Being in the company of rough and tumble adventurers has taught you that to win the day you must occasionally do unpleasant things. At level 14 you can use a garrote (or equivalent improvised weapon) to attack a creature who is engaged with someone else or otherwise not paying attention to you, and would logically be susceptible to strangulation. On a hit you automatically start a grapple, and so long as you maintain it the enemy suffers 1d8 damage+Dex modifier each round, and after three consecutive rounds must begin making Constitution saving throws or be rendered unconscious. Additionally when you drop caltrops, marbles, or improvised equivalent, the first creature to run across them automatically falls prone (assuming they have legs)
At level 15 if you choose to do nothing but evade on your turn you gain +2 to AC in addition to the normal effects of taking the Dodge action (enemies suffer disadvantage on attacks). Each attack that misses you is considered a fumble.
Stranger than Strange
Alice had seen so many unusual things lately, it had become usual.
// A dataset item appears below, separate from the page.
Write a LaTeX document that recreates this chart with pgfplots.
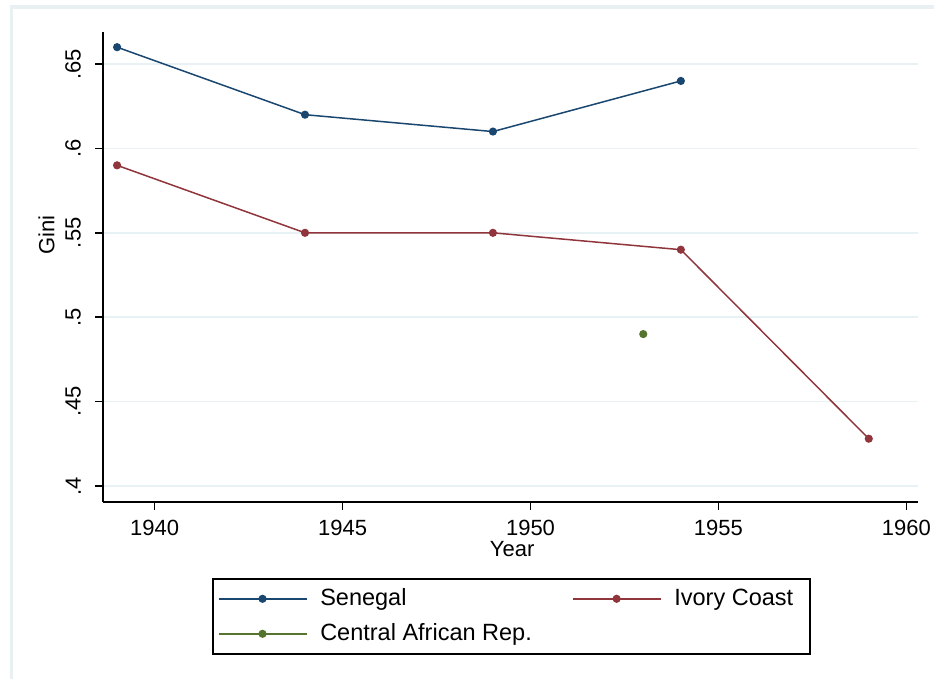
\documentclass[border=0pt]{standalone}
\usepackage{fontspec}
\setmainfont{Liberation Sans}
\usepackage{pgfplots}
\pgfplotsset{compat=1.18}
\definecolor{sen}{RGB}{26,71,111}
\definecolor{ivc}{RGB}{144,53,59}
\definecolor{car}{RGB}{85,117,47}
\definecolor{gridc}{RGB}{232,241,243}
\definecolor{framec}{RGB}{232,240,241}
\begin{document}
\begin{tikzpicture}
\begin{axis}[
 at={(0pt,0pt)}, anchor=south west,
 scale only axis, width=815pt, height=470pt,
 xmin=1938.625, xmax=1960.31, ymin=0.3905, ymax=0.669,
 axis x line*=bottom, axis y line*=left,
 axis line style={line width=1.6pt, black},
 xtick={1940,1945,1950,1955,1960}, xticklabels={1940,1945,1950,1955,1960},
 ytick={0.4,0.45,0.5,0.55,0.6,0.65}, yticklabels={.4,.45,.5,.55,.6,.65},
 tick align=outside, major tick length=8pt,
 tick style={line width=1.6pt, black},
 ymajorgrids, grid style={gridc, line width=1.6pt},
 ticklabel style={font=\fontsize{22}{26}\selectfont, inner sep=0pt},
 xticklabel style={yshift=-10pt},
 yticklabel style={rotate=90, anchor=south, yshift=14pt},
 xlabel={Year}, ylabel={Gini},
 label style={font=\fontsize{22}{26}\selectfont, inner sep=0pt},
 xlabel style={at={(axis description cs:0.502,-0.083)}, anchor=north},
 ylabel style={at={(axis description cs:-0.0693,0.568)}, anchor=center},
 legend columns=2,
 legend cell align=left,
 legend image code/.code={\draw[mark repeat=2,mark phase=2,#1] plot coordinates {(0pt,0pt) (44pt,0pt) (88pt,0pt)};},
 legend style={at={(axis description cs:0.1337,-0.1617)}, anchor=north west,
   draw=black, line width=1.6pt, font=\fontsize{23.5}{28}\selectfont,
   inner xsep=5pt, inner ysep=8pt,
   /tikz/every even column/.append style={column sep=40pt},
   /tikz/every odd column/.append style={column sep=13pt},
   nodes={inner sep=0pt, text height=19pt, text depth=5pt}, row sep=11pt},
]
\addplot[sen, line width=1.5pt, mark=*, mark size=3.3pt] coordinates {(1939,0.66)(1944,0.62)(1949,0.61)(1954,0.64)};
\addlegendentry{Senegal}
\addplot[ivc, line width=1.5pt, mark=*, mark size=3.3pt] coordinates {(1939,0.59)(1944,0.55)(1949,0.55)(1954,0.54)(1959,0.428)};
\addlegendentry{Ivory Coast\hspace*{12pt}}
\addplot[car, line width=1.5pt, mark=*, mark size=3.3pt] coordinates {(1953,0.49)};
\addlegendentry{Central African Rep.}
\end{axis}
\fill[framec] (-93pt,493pt) rectangle (831pt,497pt);
\fill[framec] (-93pt,-177pt) rectangle (-90pt,497pt);
\pgfresetboundingbox
\path[use as bounding box] (-103pt,-177pt) rectangle (831pt,502pt);
\end{tikzpicture}
\end{document}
By 17th level you’ve seen and done so much that nothing phases you—you are immune to insanity or confusion in any form. Even mind-altering cosmic horrors from the far edge of the cosmos are, like, whatever. You still do fear. Fear is good. Fear keeps you alive. Additionally, any allies who can see you likewise get advantage on saving throws vs insanity or confusion, on account of your steady eye.
A Queen (King) Among Fools
At 20th level when you are Exasperated you may select any effect from the table, rather than rolling. Additionally, select four abilities from the Uncertain Destiny table that would not be wasted rolls. You gain these abilities.